The proposal was described as giving high-quality American companies a “serious alternative” to the heavy borrowing usually associated with stock buybacks that have forced other companies to sell off major assets, watch their debt ratings fall and cut spending on items such as research.
The plan’s developer, Ron Gallatin of Shearson Lehman Hutton, cautioned that the new security was “neither a takeover defense nor a takeover deterrent” and said he would not like to see it used by other than top-quality concerns.
Investors are expected to be attracted to features of the new security that would have the same effect as prohibiting a reduction in dividend and guaranteeing a certain minimum appreciation regardless of the stock price.
Government regulators have to review the proposal to ensure that it complies with securities laws.
The proposal comes at a time corporate chiefs are under increasing pressure to increase their stock prices or risk becoming a target in the record-smashing run of takeovers. It also comes as investment firms are trying to lure individual investors back to the market.

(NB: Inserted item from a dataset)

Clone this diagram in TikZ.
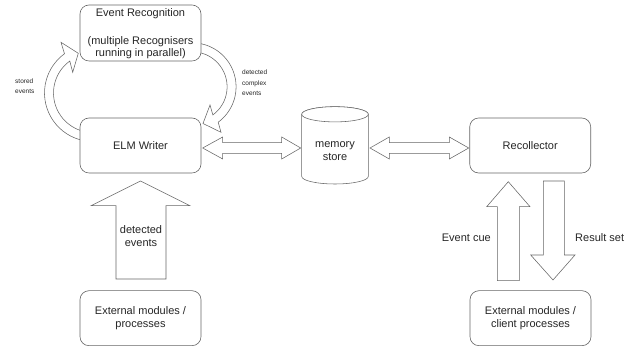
\documentclass[tikz,border=0pt]{standalone}
\usepackage{fontspec}
\setmainfont{Liberation Sans}
\usetikzlibrary{calc}
\tikzset{
  box/.style={draw=black!60, line width=0.6pt, rounded corners=9pt, minimum width=121pt,
    minimum height=55pt, fill=white, inner sep=0pt, align=center,
    font=\fontsize{11}{13.3}\selectfont, text=black!85},
  blk/.style={draw=black!60, line width=0.55pt, fill=white, line join=miter},
  lbl/.style={font=\fontsize{11}{13}\selectfont, text=black!85, inner sep=0pt, align=center},
  small/.style={font=\fontsize{6.5}{10.5}\selectfont, text=black!85, inner sep=0pt, align=left},
}
\begin{document}
\begin{tikzpicture}[x=1pt,y=1pt]
\useasboundingbox (0,0) rectangle (632,347);

% curved arrows (drawn first, boxes cover their ends)
\coordinate (cl) at (93,254);
\draw[blk] ($(cl)+(254.5:48.5)$) arc[start angle=254.5, end angle=126, radius=48.5]
  -- (61,304.7) -- (78.3,293.7) -- (72.7,274.7)
  -- ($(cl)+(126:39.5)$) arc[start angle=126, end angle=250.8, radius=39.5];
\coordinate (cr) at (192.1,260.2);
\draw[blk] ($(cr)+(78.3:44)$) arc[start angle=78.3, end angle=-53.6, radius=44]
  -- (221,214.7) -- (203,223.5) -- (210,242)
  -- ($(cr)+(-53.6:35)$) arc[start angle=-53.6, end angle=75.3, radius=35];

% boxes
\node[box] (er) at (140.5,314) [minimum height=56pt] {};
\node[lbl] (ert) at (140.5,333) {Event Recognition};
\node[lbl, font=\fontsize{11}{11.8}\selectfont] (erd) at (140.5,299.5) {(multiple Recognisers\\running in parallel)};
\node[box] (elm) at (140.5,201.5) {ELM Writer};
\node[box] (ext1) at (140.5,28.8) {External modules /\\processes};
\node[box] (rec) at (530.2,201.5) {Recollector};
\node[box] (ext2) at (530.5,28.8) {External modules /\\client processes};

% memory store cylinder
\draw[blk] (301.7,232.7) -- (301.7,170.6) arc[start angle=180, end angle=360, x radius=33.3, y radius=7.6]
  -- (368.3,232.7) arc[start angle=0, end angle=180, x radius=33.3, y radius=7.6] -- cycle;
\draw[blk] (335,232.7) ellipse[x radius=33.3, y radius=7.6];
\node[lbl] (mem) at (335,196) {memory\\store};

% horizontal double arrows
\draw[blk] (202.7,199) -- (222.7,210) -- (222.7,204.3) -- (281.7,204.3) -- (281.7,210) -- (300.7,199)
  -- (281.7,188) -- (281.7,193.7) -- (222.7,193.7) -- (222.7,188) -- cycle;
\draw[blk] (370,199) -- (389.3,210) -- (389.3,204.3) -- (449.3,204.3) -- (449.3,210) -- (468.7,199)
  -- (449.3,188) -- (449.3,193.7) -- (389.3,193.7) -- (389.3,188) -- cycle;

% vertical block arrows
\draw[blk] (116,68) -- (116,141.3) -- (91,141.3) -- (140.5,166) -- (190,141.3) -- (166,141.3) -- (166,68) -- cycle;
\draw[blk] (497.3,66.3) -- (497.3,140.3) -- (486.7,140.3) -- (508.3,165.3) -- (530,140.3) -- (519.3,140.3) -- (519.3,66.3) -- cycle;
\draw[blk] (543.3,166) -- (543.3,92) -- (530.7,92) -- (553,67) -- (575,92) -- (564.3,92) -- (564.3,166) -- cycle;

% labels
\node[small, anchor=west] (st) at (15,261) {stored\\events};
\node[small, anchor=west] (dc) at (242,264) {detected\\complex\\events};
\node[lbl] (de) at (141,110.5) {detected\\events};
\node[lbl, anchor=east] (ec) at (491,109) {Event cue};
\node[lbl, anchor=west] (rs) at (575,109) {Result set};
\end{tikzpicture}
\end{document}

The financial services giant American Express Co., food and consumer products firm Sara Lee Corp., health-care products provider Pfizer Inc. and chemicals giant Dow Chemical Co. filed documents with the Securities and Exchange Commission in which they outlined plans to exchange up to 20% of their stock. The proposed exchanges are expected to begin in mid-January.
Shareholders who chose to do so would trade a common share for a new security called an “unbundled stock unit” that would consist of a 30-year bond, preferred stock and a stock appreciation certificate.
Under the plan:
- The bond would carry an interest coupon equivalent to the current dividend rate of the stock and would mature at a premium to the current stock price.

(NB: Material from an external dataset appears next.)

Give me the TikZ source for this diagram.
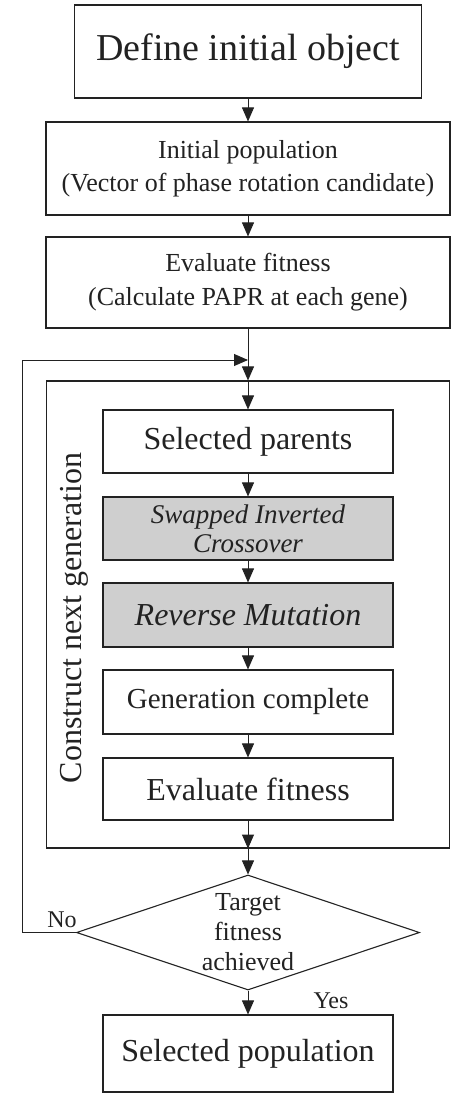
\documentclass[tikz,border=0pt]{standalone}
\usepackage{fontspec}
\setmainfont{Liberation Serif}
\usetikzlibrary{arrows.meta,shapes.geometric}
\definecolor{ink}{HTML}{222222}
\definecolor{boxgray}{HTML}{CFCFCF}
\begin{document}
\begin{tikzpicture}[x=1pt,y=-1pt,
  box/.style={draw=ink,line width=1.1pt,fill=white,inner sep=0pt,align=center,text=ink},
  graybox/.style={box,fill=boxgray},
  arr/.style={draw=ink,line width=0.9pt,-{Triangle[width=12pt,length=14pt]}},
  fs/.style 2 args={font=\fontsize{#1}{#2}\selectfont}
]
\useasboundingbox (0,0) rectangle (454,1094);
% main boxes
\node[box,fs={38}{44},minimum width=347pt,minimum height=93pt] (b1) at (248,51.5) {Define initial object};
\node[box,fs={26}{33},minimum width=404pt,minimum height=93pt] (b2) at (248,168.5)
  {Initial population\\ (Vector of phase rotation candidate)};
\node[box,fs={26}{34},minimum width=404pt,minimum height=91pt] (b3) at (248,282.5)
  {Evaluate fitness\\ (Calculate PAPR at each gene)};
% frame
\node[draw=ink,line width=1.1pt,minimum width=403pt,minimum height=467pt,inner sep=0pt] (frame) at (248,614.5) {};
\node[fs={32}{36},text=ink,rotate=90] (lab) at (74,618) {Construct next generation};
% inner boxes
\node[box,fs={32}{36},minimum width=290pt,minimum height=63pt] (sp) at (248,441.5) {Selected parents};
\node[graybox,fs={27}{29},minimum width=290pt,minimum height=63pt] (sw) at (248,528.5)
  {\itshape Swapped Inverted\\ \itshape Crossover};
\node[graybox,fs={32}{36},minimum width=290pt,minimum height=64pt] (rm) at (248,615) {\itshape Reverse Mutation};
\node[box,fs={29}{34},minimum width=290pt,minimum height=64pt] (gc) at (248,702) {Generation complete};
\node[box,fs={32}{36},minimum width=290pt,minimum height=62pt] (ef) at (248,789) {Evaluate fitness};
% decision
\node[draw=ink,line width=1.1pt,diamond,minimum width=343pt,minimum height=115pt,inner sep=0pt,
  fill=white] (dec) at (248,932.5) {};
\node[fs={26}{30},align=center,text=ink] (dectext) at (248,932.5) {Target\\ fitness\\ achieved};
\node[box,fs={32}{36},minimum width=290pt,minimum height=77pt] (spop) at (248,1053.5) {Selected population};
% connectors
\draw[arr] (b1) -- (b2);
\draw[arr] (b2) -- (b3);
\draw[arr] (b3) -- (frame.north);
\draw[arr] (frame.north) -- (sp);
\draw[arr] (sp) -- (sw);
\draw[arr] (sw) -- (rm);
\draw[arr] (rm) -- (gc);
\draw[arr] (gc) -- (ef);
\draw[arr] (ef) -- (frame.south);
\draw[arr] (frame.south) -- (dec.north);
\draw[arr] (dec.south) -- (spop);
\coordinate (join) at (248,360);
\coordinate (loopc) at (22,360);
\draw[arr] (dec.west) -| (loopc) -- (join);
\node[fs={24}{28},text=ink] (no) at (62,920) {No};
\node[fs={24}{28},text=ink] (yes) at (331,1001) {Yes};
\end{tikzpicture}
\end{document}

- The preferred stock would entitle the holder to any increases in dividend payments, compared to the current dividend over the next 30 years.
- The stock appreciation certificate would entitle the holder to any capital gain on the stock in 30 years that exceeds the premium allotted to the bondholder.

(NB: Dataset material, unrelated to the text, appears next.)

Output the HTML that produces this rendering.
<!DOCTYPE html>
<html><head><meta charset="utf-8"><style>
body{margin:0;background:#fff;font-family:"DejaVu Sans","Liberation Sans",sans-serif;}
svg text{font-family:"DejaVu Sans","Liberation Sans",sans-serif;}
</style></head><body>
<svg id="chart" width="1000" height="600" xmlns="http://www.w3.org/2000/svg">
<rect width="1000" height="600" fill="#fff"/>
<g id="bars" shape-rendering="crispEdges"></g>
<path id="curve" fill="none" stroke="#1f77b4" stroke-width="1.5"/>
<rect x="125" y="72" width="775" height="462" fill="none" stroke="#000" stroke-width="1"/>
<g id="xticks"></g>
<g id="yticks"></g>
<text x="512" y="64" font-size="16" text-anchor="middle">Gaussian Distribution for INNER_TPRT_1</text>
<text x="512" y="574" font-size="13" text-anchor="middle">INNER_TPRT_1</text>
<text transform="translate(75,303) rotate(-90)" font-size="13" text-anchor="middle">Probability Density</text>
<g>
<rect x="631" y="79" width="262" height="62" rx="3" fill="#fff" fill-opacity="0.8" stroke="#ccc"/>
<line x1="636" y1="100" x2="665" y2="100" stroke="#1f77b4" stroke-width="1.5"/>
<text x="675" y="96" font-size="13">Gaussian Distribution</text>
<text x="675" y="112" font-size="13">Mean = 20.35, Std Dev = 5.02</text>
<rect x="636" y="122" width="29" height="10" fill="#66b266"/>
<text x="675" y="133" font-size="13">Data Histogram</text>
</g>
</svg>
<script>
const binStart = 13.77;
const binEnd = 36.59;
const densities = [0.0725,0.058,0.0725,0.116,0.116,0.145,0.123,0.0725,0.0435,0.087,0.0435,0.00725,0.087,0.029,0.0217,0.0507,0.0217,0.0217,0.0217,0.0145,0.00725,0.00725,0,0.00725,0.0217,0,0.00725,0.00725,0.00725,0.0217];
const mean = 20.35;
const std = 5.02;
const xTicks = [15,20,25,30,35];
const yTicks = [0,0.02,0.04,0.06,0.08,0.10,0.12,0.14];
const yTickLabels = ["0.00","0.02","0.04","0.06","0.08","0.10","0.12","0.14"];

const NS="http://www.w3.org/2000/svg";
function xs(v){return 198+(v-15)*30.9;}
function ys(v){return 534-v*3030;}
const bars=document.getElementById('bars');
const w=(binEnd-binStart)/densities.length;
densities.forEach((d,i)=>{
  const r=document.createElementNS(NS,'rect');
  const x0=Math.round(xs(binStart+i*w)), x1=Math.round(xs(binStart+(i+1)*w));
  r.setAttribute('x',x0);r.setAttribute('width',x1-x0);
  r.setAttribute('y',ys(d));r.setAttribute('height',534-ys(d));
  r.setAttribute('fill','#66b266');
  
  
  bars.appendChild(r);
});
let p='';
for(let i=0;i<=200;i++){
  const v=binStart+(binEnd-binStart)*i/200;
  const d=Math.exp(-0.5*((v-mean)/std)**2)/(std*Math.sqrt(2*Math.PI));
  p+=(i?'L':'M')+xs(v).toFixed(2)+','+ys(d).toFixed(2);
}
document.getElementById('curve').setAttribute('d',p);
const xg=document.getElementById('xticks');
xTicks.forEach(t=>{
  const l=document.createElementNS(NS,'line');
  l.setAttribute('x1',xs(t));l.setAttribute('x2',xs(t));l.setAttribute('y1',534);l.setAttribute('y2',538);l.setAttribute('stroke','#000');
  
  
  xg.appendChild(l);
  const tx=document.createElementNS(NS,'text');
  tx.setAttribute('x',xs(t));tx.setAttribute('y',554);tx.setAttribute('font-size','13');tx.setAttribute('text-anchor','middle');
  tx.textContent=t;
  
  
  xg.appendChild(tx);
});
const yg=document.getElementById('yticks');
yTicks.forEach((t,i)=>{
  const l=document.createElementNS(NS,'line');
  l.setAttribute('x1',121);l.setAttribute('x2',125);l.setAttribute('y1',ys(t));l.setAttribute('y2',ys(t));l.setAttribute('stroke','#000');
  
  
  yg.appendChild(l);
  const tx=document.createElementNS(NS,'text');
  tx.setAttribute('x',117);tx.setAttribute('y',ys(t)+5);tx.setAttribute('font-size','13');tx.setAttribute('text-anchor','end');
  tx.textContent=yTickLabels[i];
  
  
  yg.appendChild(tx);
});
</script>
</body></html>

It is expected that the entire unit, each of its parts and a combination of the preferred stock and stock appreciation certificate would be traded separately on the New York Stock Exchange. The unit would not carry voting rights.
New York-based American Express proposed exchanging up to 60 million of its common shares, or about 14.4% of its stock. That stake was valued at $1.6 billion at the end of last week.
Dow Chemical, based in Midland, Mich., proposed to exchange up to 12 million of its shares, or about 6.5%, worth about $1.2 billion at the end of last week.
Sara Lee, which has its headquarters in Chicago, said it would exchange up to 22 million shares, or about 20%, worth about $987 million at the end of last week.
Pfizer, based in New York, would exchange up to 33 million shares, or 20%, worth about $1.8 billion.
The initial reaction on Wall Street appeared positive. In NYSE trading, American Express edged up 62.5 cents a share to $27.50, Dow Chemical rose $2 to $86.125, Pfizer rose $1.875 to $58 and Sara Lee added 87.5 cents to $45.375.
One of the nation’s top ratings services, Moody’s Investors Service, said Monday that it confirmed its debt ratings for American Express after reviewing its proposal for unbundled stock units.
Moody’s said that although the issuance of the units would decrease American Express’ “financial flexibility, it would not weaken its economic fundamentals to a level that would be inconsistent with its current ratings.”
Shearson’s Gallatin said he hoped the new security would “help bring investors back to the market and strengthen capital formation in America.”